Psychobabble, Why We Watch, Seriously March 7th, 2008
Friday, Baltimore, Maryland
Four years ago this weekend, CBS yanked style maven Martha Stewart’s popular television show off the air following her conviction on lying and stock market shenanigans. Her fall from grace was epic. Complicating her situation was her image as a superior, even haughty persona that made her a woman of great wealth and privilege. Stewart famously went to jail for several months and reports of her time served include offering other women inmates decorating and cooking lessons.
Since that time Martha’s image has essentially been restored. By being open and accessible to the press through media appearance talking candidly about about her experience, she earned the forgiveness of the public. Whether it was her personal sincerity or the counsel of high powered public relations experts, her approach of forthcoming humility rejuvenated Martha’s image. And in this is a lesson for so many other celebrities who go astray.
There have been Hollywood actors, professional athletes and politicians busted for all manner of illegal behavior. And it’s amazing that so few of them learn the lesson of Martha and some few others.
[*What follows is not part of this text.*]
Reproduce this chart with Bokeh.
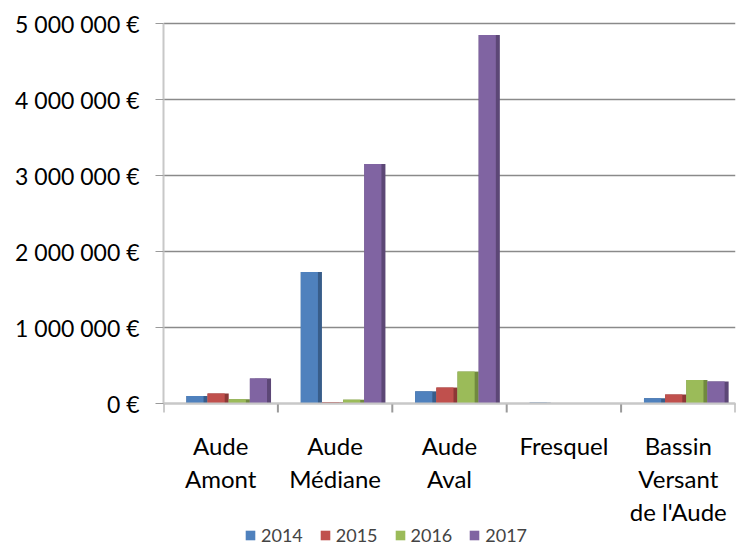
from bokeh.plotting import figure
from bokeh.models import FixedTicker, Legend, LegendItem, ColumnDataSource, Range1d
from bokeh.core.properties import value
from bokeh.embed import file_html
from bokeh.resources import INLINE

categories = ["Aude\nAmont", "Aude\nMédiane", "Aude\nAval", "Fresquel", "Bassin\nVersant\nde l'Aude"]
years = ["2014", "2015", "2016", "2017"]
v2014 = [100000, 1730000, 160000, 10000, 70000]
v2015 = [130000, 15000, 210000, 8000, 120000]
v2016 = [55000, 50000, 420000, 6000, 310000]
v2017 = [330000, 3150000, 4850000, 5000, 290000]
series = [v2014, v2015, v2016, v2017]
colors = ["#4F81BD", "#C0504D", "#9BBB59", "#8064A2"]
side_colors = ["#385D8A", "#8C3836", "#71893F", "#5C4776"]
y_ticks = [0, 1000000, 2000000, 3000000, 4000000, 5000000]
y_tick_labels = ["0 €", "1 000 000 €", "2 000 000 €", "3 000 000 €", "4 000 000 €", "5 000 000 €"]

FONT = "Lato"
n = len(categories)

W, H = 746, 546
TOP, LEFT, RIGHT = 13, 163, 11
# 5M sits 10 px below frame top, 0 sits 380 px below that
px_per_unit = 380 / 5000000
y_end = 5000000 + 10 / px_per_unit
y_start = -(H - TOP - 390) / px_per_unit

p = figure(width=W, height=H, output_backend="svg", toolbar_location=None,
           x_range=Range1d(0, n), y_range=Range1d(y_start, y_end),
           x_axis_location=None,
           min_border_left=LEFT, min_border_right=RIGHT, min_border_top=TOP, min_border_bottom=0)
p.outline_line_color = None
p.background_fill_color = "white"
p.border_fill_color = "white"

pitch = 0.185
front = 0.15
items = []
for k, (vals, c, sc) in enumerate(zip(series, colors, side_colors)):
    xs = [i + 0.2 + pitch / 2 + k * pitch for i in range(n)]
    xs_front = [x - (pitch - front) / 2 for x in xs]
    src = ColumnDataSource(dict(x=xs, xf=xs_front, top=vals))
    p.vbar(x="x", top="top", width=pitch, source=src, fill_color=sc, line_color=None)
    r = p.vbar(x="xf", top="top", width=front, source=src, fill_color=c, line_color=None)
    items.append(LegendItem(label=years[k], renderers=[r]))

# y axis
p.yaxis.ticker = FixedTicker(ticks=y_ticks)
p.yaxis.bounds = (y_ticks[0], y_ticks[-1])
p.yaxis.major_label_overrides = {t: l for t, l in zip(y_ticks, y_tick_labels)}
p.yaxis.major_label_text_font = FONT
p.yaxis.major_label_text_font_size = "23px"
p.yaxis.major_label_text_color = "black"
p.yaxis.major_label_standoff = 16
p.yaxis.axis_line_color = "#c8c8c8"
p.yaxis.axis_line_width = 2
p.yaxis.major_tick_line_color = "#9a9a9a"
p.yaxis.major_tick_out = 8
p.yaxis.major_tick_in = 0
p.yaxis.minor_tick_line_color = None

p.xgrid.grid_line_color = None
p.ygrid.ticker = FixedTicker(ticks=y_ticks)
p.ygrid.grid_line_color = "#8a8a8a"
p.ygrid.grid_line_width = 1.5

# category axis drawn inside the frame (below the zero line)
centers = [i + 0.5 for i in range(n)]
bounds = [float(i) for i in range(n + 1)]
tick_len = 9 / px_per_unit
p.segment(x0=bounds, y0=[0] * len(bounds), x1=bounds, y1=[-tick_len] * len(bounds),
          line_color="#9a9a9a", line_width=2)
p.segment(x0=[0], y0=[0], x1=[n], y1=[0], line_color="#c8c8c8", line_width=2)
p.text(x=centers, y=[0] * n, text=categories, y_offset=27,
       text_align="center", text_baseline="top", text_font=value(FONT),
       text_font_size="24px", text_color="black", text_line_height=1.15)

legend = Legend(items=items, orientation="horizontal", location=(81, 0),
                label_text_font=FONT, label_text_font_size="18px",
                glyph_width=12, glyph_height=12, spacing=16, padding=1, margin=0,
                label_standoff=5, label_height=18, border_line_color=None, background_fill_alpha=0)
p.add_layout(legend, "center")

open("out.html", "w").write(file_html(p, INLINE))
Instead we watch the arrogant resistance of tainted celebrities like Barry Bonds and Roger Clemens, the shallow media contrition of repeat offenders Paris Hilton and Lindsay Lohan, and the refusal to accept responsibility by the privileged who believe they are beyond the scope of responsibility.
Why is this rocket science? How sheltered and obtuse are some of the famous, shielded behind agents, managers, attorneys and other handlers who do the dirty work of cleaning up the mess? It is a reminder that a lifestyle of isolation from peers and other truth tellers leads to skewed judgement and the demise of the personality and the soul.
Martha Stewart may still be an egotistical power freak, but she cannot separate herself from the humbling memory of her prison jump suit.